Photo by Christopher Futcher/iStock

(Editor’s note: This is an opinion column from guest writer Michael Churchill. Churchill is a staff attorney at the Public Interest Law Center in Philadelphia.)

While politicians and advocates are celebrating the legislature’s passage last week of a student-based, fair formula for distributing new school funds, it is important to understand this reality: Our school funding system is as unconstitutional today as it was last week.

Much about the formula is worthy of praise. Among other things, it will thankfully end the era in which funding went to districts based on close relationships to the leadership of the General Assembly. And in distributing new money to districts, it will use accurate information about the number of students and their needs, giving extra funds for students in poverty or learning English, and giving extra help to districts with lower capacity to raise money locally. This is a decided improvement.

But the formula is only a baby step toward what is needed. It does not address the inadequate amount of funding available to districts struggling to meet state-set proficiency standards. It does not address the vast inequities that exist from district to district. Indeed the formula locks in those inequities because it only addresses how new funding is distributed. It never asks what schools need in order to meet state standards.

What the formula lacks led to the current harsh reality in Pennsylvania: If districts don’t have enough state support, the burden falls to local taxpayers to make up the difference. More than anything else, it is this central fact that leads to Pennsylvania’s school funding status as the most inequitable in the nation. Wealthy districts can easily raise the amounts needed, poor districts cannot, and the resources a student has are heavily dependent on the zip code in which he or she is born. This was our reality before the fair funding formula was passed, and it is our reality now.

This state of affairs must be measured against the state constitution’s Education Clause, which mandates that the legislature “support” schools, which at a minimum requires they have the resources necessary for students to meet academic standards set by the state itself; and the state constitution’s equal protection clause, which requires there be a rational basis for any difference in public funding between districts.

The way the new formula locks in inequality can be seen by looking at the Erie School District, the state’s seventh-largest. Last year, Erie received $59 million from the state for basic education. The formula says Erie — with high concentrated poverty and 1,200 English language learners — should be receiving 1.695 percent of the $5.7 billion spent on basic education funding in Pennsylvania, or almost $97 million. This would be almost $38 million more than Erie is currently receiving. But because the formula will apply only to new money, the $38 million shortfall in the existing level of appropriation won’t be made up. So year in and year out, Erie will receive $38 million less in state money than what the state itself says it should be entitled to. To add insult to injury, the new formula continues to give new money to districts that have “more” of the state distribution than the state says is a fair share.

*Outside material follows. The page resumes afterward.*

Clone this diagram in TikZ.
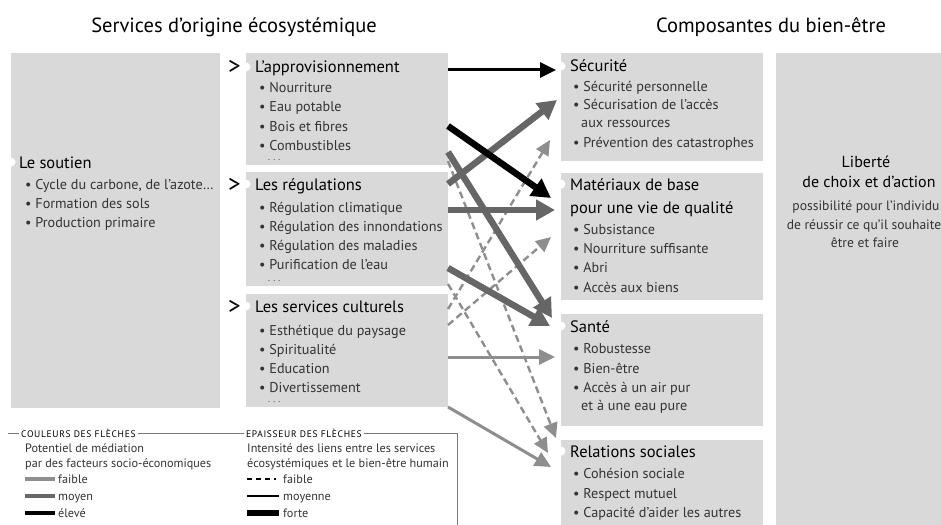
\documentclass[tikz,border=0pt]{standalone}
\usepackage{fontspec}
\setmainfont{PT Sans}
\newfontfamily\capsfont[LetterSpace=7]{PT Sans}
\usetikzlibrary{arrows.meta}
\definecolor{boxgray}{HTML}{D9D9D9}
\definecolor{itemtext}{HTML}{333333}
\definecolor{lvlmid}{HTML}{666666}
\definecolor{lvllow}{HTML}{8E8E8E}
\definecolor{framegray}{HTML}{7A7A7A}
\begin{document}
\begin{tikzpicture}[x=1pt,y=-1pt,
  panel/.style={fill=boxgray, draw=none, inner sep=0pt, outer sep=0pt, anchor=north west},
  title/.style={font=\fontsize{20.5}{22}\selectfont, anchor=base, inner sep=0pt},
  head/.style={font=\fontsize{16.5}{18}\selectfont, anchor=base west, inner sep=0pt},
  centerhead/.style={font=\fontsize{16}{18}\selectfont, anchor=base, inner sep=0pt},
  item/.style={font=\fontsize{14.2}{16}\selectfont, text=itemtext, anchor=base west, inner sep=0pt},
  centeritem/.style={font=\fontsize{13.6}{16}\selectfont, text=itemtext, anchor=base, inner sep=0pt},
  more/.style={font=\fontsize{9}{9}\selectfont, text=itemtext, anchor=base west, inner sep=0pt},
  notch/.style={circle, fill=white, minimum size=9pt, inner sep=0pt},
  chev/.style={font=\fontsize{25}{25}\selectfont, anchor=base west, inner sep=0pt},
  caption/.style={font=\capsfont\fontsize{9.5}{10}\selectfont, fill=white, inner xsep=2pt, inner ysep=1pt, anchor=west},
  legtext/.style={font=\fontsize{12.2}{13}\selectfont, text=itemtext, anchor=base west, inner sep=0pt},
  strong/.style={line width=6.5pt, -{Triangle[length=19pt,width=20pt]}},
  medium/.style={line width=3pt, -{Triangle[length=16pt,width=15pt]}},
  weak/.style={line width=2.4pt, dash pattern=on 7pt off 4pt, -{Triangle[length=15pt,width=14pt]}},
  high/.style={color=black}, mid/.style={color=lvlmid}, low/.style={color=lvllow},
]
\useasboundingbox (0,0) rectangle (941,524);
\clip (0,0) rectangle (941,524);

% column titles
\node[title] (t-left) at (234,33) {Services d'origine écosystémique};
\node[title] (t-right) at (771,33) {Composantes du bien-être};

% ecosystem service panels
\node[panel, minimum width=209pt, minimum height=355pt] (soutien) at (11,53) {};
\node[panel, minimum width=202pt, minimum height=112pt] (appro) at (246,53) {};
\node[panel, minimum width=202pt, minimum height=114pt] (regul) at (246,172) {};
\node[panel, minimum width=202pt, minimum height=113pt] (cultu) at (246,294) {};

% well-being panels
\node[panel, minimum width=202pt, minimum height=108pt] (secu) at (561,53) {};
\node[panel, minimum width=202pt, minimum height=127pt] (mater) at (561,173) {};
\node[panel, minimum width=202pt, minimum height=112pt] (sante) at (561,314) {};
\node[panel, minimum width=202pt, minimum height=90pt] (relat) at (561,440) {};
\node[panel, minimum width=175pt, minimum height=480pt] (liberte) at (776,53) {};

% white notches beside the headings
\node[notch] (n-soutien) at (11,162) {};
\node[notch] (n-appro) at (246,67) {};
\node[notch] (n-regul) at (246,184) {};
\node[notch] (n-cultu) at (246,306) {};
\node[notch] (n-secu) at (561,66) {};
\node[notch] (n-mater) at (561,184) {};
\node[notch] (n-sante) at (561,326) {};
\node[notch] (n-relat) at (561,451) {};

% chevrons
\node[chev] (c-appro) at (228,75) {>};
\node[chev] (c-regul) at (228,192) {>};
\node[chev] (c-cultu) at (228,314) {>};

% support services
\node[head] (h-soutien) at (19,168) {Le soutien};
\node[item] (soutien-1) at (25,189) {• Cycle du carbone, de l'azote\ldots};
\node[item] (soutien-2) at (25,208) {• Formation des sols};
\node[item] (soutien-3) at (25,227) {• Production primaire};

% provisioning services
\node[head] (h-appro) at (255,73) {L'approvisionnement};
\foreach \txt [count=\k] in {Nourriture, Eau potable, Bois et fibres, Combustibles}
  \node[item] (appro-\k) at (259,74+19*\k) {• \txt};
\node[more] (appro-more) at (268,160) {. . .};

% regulating services
\node[head] (h-regul) at (255,190) {Les régulations};
\foreach \txt [count=\k] in {Régulation climatique, Régulation des innondations, Régulation des maladies, Purification de l'eau}
  \node[item] (regul-\k) at (259,193+19*\k) {• \txt};
\node[more] (regul-more) at (268,281) {. . .};

% cultural services
\node[head] (h-cultu) at (255,312) {Les services culturels};
\foreach \txt [count=\k] in {Esthétique du paysage, Spiritualité, Education, Divertissement}
  \node[item] (cultu-\k) at (259,316+19*\k) {• \txt};
\node[more] (cultu-more) at (268,402) {. . .};

% security
\node[head] (h-secu) at (570,72) {Sécurité};
\node[item] (secu-1) at (573,92) {• Sécurité personnelle};
\node[item] (secu-2) at (573,110) {• Sécurisation de l'accès};
\node[item] (secu-2b) at (581,128) {aux ressources};
\node[item] (secu-3) at (573,147) {• Prévention des catastrophes};

% basic material
\node[head] (h-mater) at (570,190) {Matériaux de base};
\node[head] (h-mater2) at (570,213) {pour une vie de qualité};
\foreach \txt [count=\k] in {Subsistance, Nourriture suffisante, Abri, Accès aux biens}
  \node[item] (mater-\k) at (573,215+19.3*\k) {• \txt};

% health
\node[head] (h-sante) at (570,332) {Santé};
\node[item] (sante-1) at (573,353) {• Robustesse};
\node[item] (sante-2) at (573,373) {• Bien-être};
\node[item] (sante-3) at (573,392) {• Accès à un air pur};
\node[item] (sante-3b) at (581,410) {et à une eau pure};

% social relations
\node[head] (h-relat) at (570,457) {Relations sociales};
\node[item] (relat-1) at (573,478) {• Cohésion sociale};
\node[item] (relat-2) at (573,498) {• Respect mutuel};
\node[item] (relat-3) at (573,517) {• Capacité d'aider les autres};

% freedom of choice and action
\node[centerhead] (h-lib1) at (866,167) {Liberté};
\node[centerhead] (h-lib2) at (869,187) {de choix et d'action};
\node[centeritem] (lib-1) at (866,210) {possibilité pour l'individu};
\node[centeritem] (lib-2) at (864,229) {de réussir ce qu'il souhaite};
\node[centeritem] (lib-3) at (865,247) {être et faire};

% connector end points
\coordinate (apS1) at (448,70);   \coordinate (seA) at (556,70);
\coordinate (apS2) at (448,126);  \coordinate (maA) at (551,198);
\coordinate (apS3) at (448,152);  \coordinate (saA) at (552,318);
\coordinate (apS4) at (448,161);  \coordinate (reA) at (556,438);
\coordinate (rgS1) at (448,184);  \coordinate (seB) at (557,100);
\coordinate (rgS2) at (448,210);  \coordinate (maB) at (555,210);
\coordinate (rgS3) at (448,268);  \coordinate (saB) at (550,326);
\coordinate (rgS4) at (448,284);  \coordinate (reB) at (548,453);
\coordinate (cuS1) at (448,309);  \coordinate (seC) at (550,140);
\coordinate (cuS2) at (448,325);  \coordinate (maC) at (551,237);
\coordinate (cuS3) at (448,357);  \coordinate (saC) at (555,357);
\coordinate (cuS4) at (448,407);  \coordinate (reC) at (551,467);

% weak links
\draw[weak, low] (apS4) -- (reA);
\draw[weak, low] (rgS4) -- (reB);
\draw[weak, low] (cuS1) -- (seC);
\draw[weak, low] (cuS2) -- (maC);
% medium links
\draw[medium, low] (cuS3) -- (saC);
\draw[medium, low] (cuS4) -- (reC);
% strong links
\draw[strong, mid] (apS3) -- (saA);
\draw[strong, mid] (rgS1) -- (seB);
\draw[strong, mid] (rgS2) -- (maB);
\draw[strong, mid] (rgS3) -- (saB);
\draw[strong, high] (apS2) -- (maA);
\draw[medium, high] (apS1) -- (seA);

% legend frame
\draw[framegray, line width=0.6pt] (8,433) -- (457,433) -- (457,530);
\node[caption] (cap-col) at (19,433) {COULEURS DES FLÈCHES};
\node[caption] (cap-ep) at (244,433) {EPAISSEUR DES FLÈCHES};

% legend: colours
\node[legtext] (leg-col1) at (25,452) {Potentiel de médiation};
\node[legtext] (leg-col2) at (25,467) {par des facteurs socio-économiques};
\draw[lvllow, line width=4.5pt] (25,479) -- (55,479);
\draw[lvlmid, line width=4.5pt] (25,496) -- (55,496);
\draw[black, line width=4.5pt] (25,513) -- (55,513);
\node[legtext] (leg-low) at (58,483) {faible};
\node[legtext] (leg-mid) at (58,500) {moyen};
\node[legtext] (leg-high) at (58,517) {élevé};

% legend: widths
\node[legtext] (leg-ep1) at (247,452) {Intensité des liens entre les services};
\node[legtext] (leg-ep2) at (247,467) {écosystémiques et le bien-être humain};
\draw[black, line width=2.5pt, dash pattern=on 5pt off 4pt] (247,479) -- (276,479);
\draw[black, line width=2pt] (247,496) -- (279,496);
\draw[black, line width=6pt] (247,513) -- (279,513);
\node[legtext] (leg-weak) at (283,483) {faible};
\node[legtext] (leg-medium) at (283,500) {moyenne};
\node[legtext] (leg-strong) at (283,517) {forte};
\end{tikzpicture}
\end{document}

But even the $97 million of funding does not tell you what Erie actually needs to teach its nearly 14,000 students: That would only be Erie’s fair share of the present level of state education funding. According to a report by the Public Interest Law Center issued earlier this month, using the funding formula’s own numbers, the state needs to invest an additional $3.2 billion to enable all districts to meet the needs of their students. On that basis, Erie needs, at minimum, $150 million from the state, or two-and-a-half times the $59 million it currently receives. Providing that funding to a district like Erie would not only give it the resources it needs, it would also fix both of our constitutional deficiencies by giving children the educational opportunities they deserve, no matter where they live.

For Philadelphia, a fair share of the current level of state funding would mean $331 million more from the state (which amounts to $ 1,631 per student), while truly adequate funding would require an additional $752 million ($3,704 per student).

It is a positive development that the legislature is committed to distributing funding in a fairer manner than before. But the absence of any commitment to increasing the funding to the level needed — or even to redressing the current unfair distribution of state funding — means advocates cannot cheer too loudly. Until Pennsylvania makes a commitment to increase funding so that school districts have adequate funding to meet the actual cost of providing the teachers, books, computers, counselors, nurses and other resources necessary for students to meet state standards, the system will remain unconstitutional.